Data segment:
※ ※ ※

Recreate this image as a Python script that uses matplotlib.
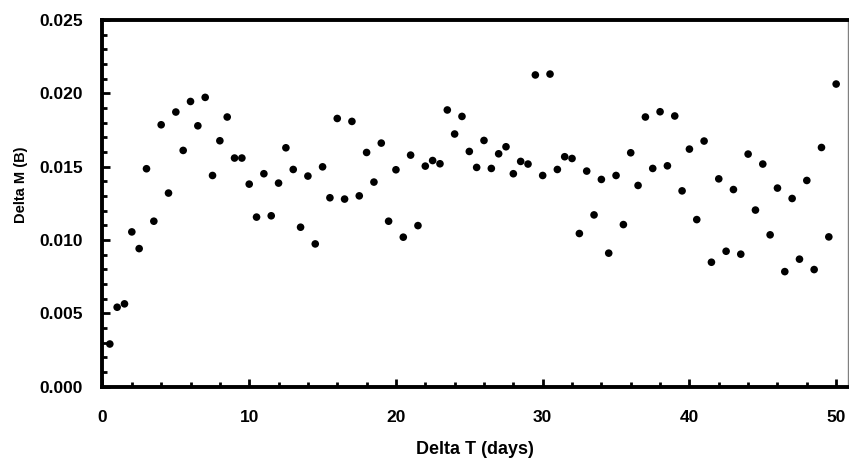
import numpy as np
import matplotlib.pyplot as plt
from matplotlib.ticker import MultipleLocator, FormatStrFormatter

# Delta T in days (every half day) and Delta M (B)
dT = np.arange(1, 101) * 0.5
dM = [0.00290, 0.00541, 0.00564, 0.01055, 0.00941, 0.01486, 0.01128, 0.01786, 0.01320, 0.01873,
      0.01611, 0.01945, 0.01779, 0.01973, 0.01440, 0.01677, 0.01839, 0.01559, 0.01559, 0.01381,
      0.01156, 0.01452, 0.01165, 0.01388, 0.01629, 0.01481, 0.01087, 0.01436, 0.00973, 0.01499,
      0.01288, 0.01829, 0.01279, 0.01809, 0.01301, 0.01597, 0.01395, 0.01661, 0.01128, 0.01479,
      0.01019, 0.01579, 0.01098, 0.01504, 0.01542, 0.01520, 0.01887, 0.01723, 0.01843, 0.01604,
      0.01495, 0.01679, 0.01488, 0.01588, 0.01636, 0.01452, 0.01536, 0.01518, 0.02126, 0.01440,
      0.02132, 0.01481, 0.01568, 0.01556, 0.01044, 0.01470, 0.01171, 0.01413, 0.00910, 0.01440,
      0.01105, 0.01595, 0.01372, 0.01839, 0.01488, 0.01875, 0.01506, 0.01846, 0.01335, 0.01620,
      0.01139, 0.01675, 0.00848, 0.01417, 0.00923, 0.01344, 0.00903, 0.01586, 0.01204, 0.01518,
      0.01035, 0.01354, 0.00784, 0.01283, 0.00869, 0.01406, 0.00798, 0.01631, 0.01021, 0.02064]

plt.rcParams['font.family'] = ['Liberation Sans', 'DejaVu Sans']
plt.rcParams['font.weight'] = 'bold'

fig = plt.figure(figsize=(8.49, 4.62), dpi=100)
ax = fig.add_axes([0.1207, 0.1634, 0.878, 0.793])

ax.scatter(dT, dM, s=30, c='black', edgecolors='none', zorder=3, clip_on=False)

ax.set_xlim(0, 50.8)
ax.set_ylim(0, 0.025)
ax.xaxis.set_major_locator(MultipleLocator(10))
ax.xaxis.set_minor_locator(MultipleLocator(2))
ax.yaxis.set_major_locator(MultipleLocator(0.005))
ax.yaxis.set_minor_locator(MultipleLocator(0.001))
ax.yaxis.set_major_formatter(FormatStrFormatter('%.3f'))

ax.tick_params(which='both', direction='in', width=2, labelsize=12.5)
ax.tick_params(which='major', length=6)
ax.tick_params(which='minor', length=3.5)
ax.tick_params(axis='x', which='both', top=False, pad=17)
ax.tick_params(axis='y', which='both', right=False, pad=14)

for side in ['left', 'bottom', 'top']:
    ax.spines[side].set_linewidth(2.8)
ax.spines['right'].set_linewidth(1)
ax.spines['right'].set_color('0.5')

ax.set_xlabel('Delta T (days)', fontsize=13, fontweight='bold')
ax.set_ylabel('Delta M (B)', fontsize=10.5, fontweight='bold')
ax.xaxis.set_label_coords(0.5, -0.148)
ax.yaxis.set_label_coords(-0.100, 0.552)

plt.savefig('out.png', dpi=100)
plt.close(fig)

※ ※ ※

What you are asked to do:
Make an exact copy of the listing above. Do not include the pictures.

Right answer:
Recreate this image as a Python script that uses matplotlib.
import numpy as np
import matplotlib.pyplot as plt
from matplotlib.ticker import MultipleLocator, FormatStrFormatter

# Delta T in days (every half day) and Delta M (B)
dT = np.arange(1, 101) * 0.5
dM = [0.00290, 0.00541, 0.00564, 0.01055, 0.00941, 0.01486, 0.01128, 0.01786, 0.01320, 0.01873,
      0.01611, 0.01945, 0.01779, 0.01973, 0.01440, 0.01677, 0.01839, 0.01559, 0.01559, 0.01381,
      0.01156, 0.01452, 0.01165, 0.01388, 0.01629, 0.01481, 0.01087, 0.01436, 0.00973, 0.01499,
      0.01288, 0.01829, 0.01279, 0.01809, 0.01301, 0.01597, 0.01395, 0.01661, 0.01128, 0.01479,
      0.01019, 0.01579, 0.01098, 0.01504, 0.01542, 0.01520, 0.01887, 0.01723, 0.01843, 0.01604,
      0.01495, 0.01679, 0.01488, 0.01588, 0.01636, 0.01452, 0.01536, 0.01518, 0.02126, 0.01440,
      0.02132, 0.01481, 0.01568, 0.01556, 0.01044, 0.01470, 0.01171, 0.01413, 0.00910, 0.01440,
      0.01105, 0.01595, 0.01372, 0.01839, 0.01488, 0.01875, 0.01506, 0.01846, 0.01335, 0.01620,
      0.01139, 0.01675, 0.00848, 0.01417, 0.00923, 0.01344, 0.00903, 0.01586, 0.01204, 0.01518,
      0.01035, 0.01354, 0.00784, 0.01283, 0.00869, 0.01406, 0.00798, 0.01631, 0.01021, 0.02064]

plt.rcParams['font.family'] = ['Liberation Sans', 'DejaVu Sans']
plt.rcParams['font.weight'] = 'bold'

fig = plt.figure(figsize=(8.49, 4.62), dpi=100)
ax = fig.add_axes([0.1207, 0.1634, 0.878, 0.793])

ax.scatter(dT, dM, s=30, c='black', edgecolors='none', zorder=3, clip_on=False)

ax.set_xlim(0, 50.8)
ax.set_ylim(0, 0.025)
ax.xaxis.set_major_locator(MultipleLocator(10))
ax.xaxis.set_minor_locator(MultipleLocator(2))
ax.yaxis.set_major_locator(MultipleLocator(0.005))
ax.yaxis.set_minor_locator(MultipleLocator(0.001))
ax.yaxis.set_major_formatter(FormatStrFormatter('%.3f'))

ax.tick_params(which='both', direction='in', width=2, labelsize=12.5)
ax.tick_params(which='major', length=6)
ax.tick_params(which='minor', length=3.5)
ax.tick_params(axis='x', which='both', top=False, pad=17)
ax.tick_params(axis='y', which='both', right=False, pad=14)

for side in ['left', 'bottom', 'top']:
    ax.spines[side].set_linewidth(2.8)
ax.spines['right'].set_linewidth(1)
ax.spines['right'].set_color('0.5')

ax.set_xlabel('Delta T (days)', fontsize=13, fontweight='bold')
ax.set_ylabel('Delta M (B)', fontsize=10.5, fontweight='bold')
ax.xaxis.set_label_coords(0.5, -0.148)
ax.yaxis.set_label_coords(-0.100, 0.552)

plt.savefig('out.png', dpi=100)
plt.close(fig)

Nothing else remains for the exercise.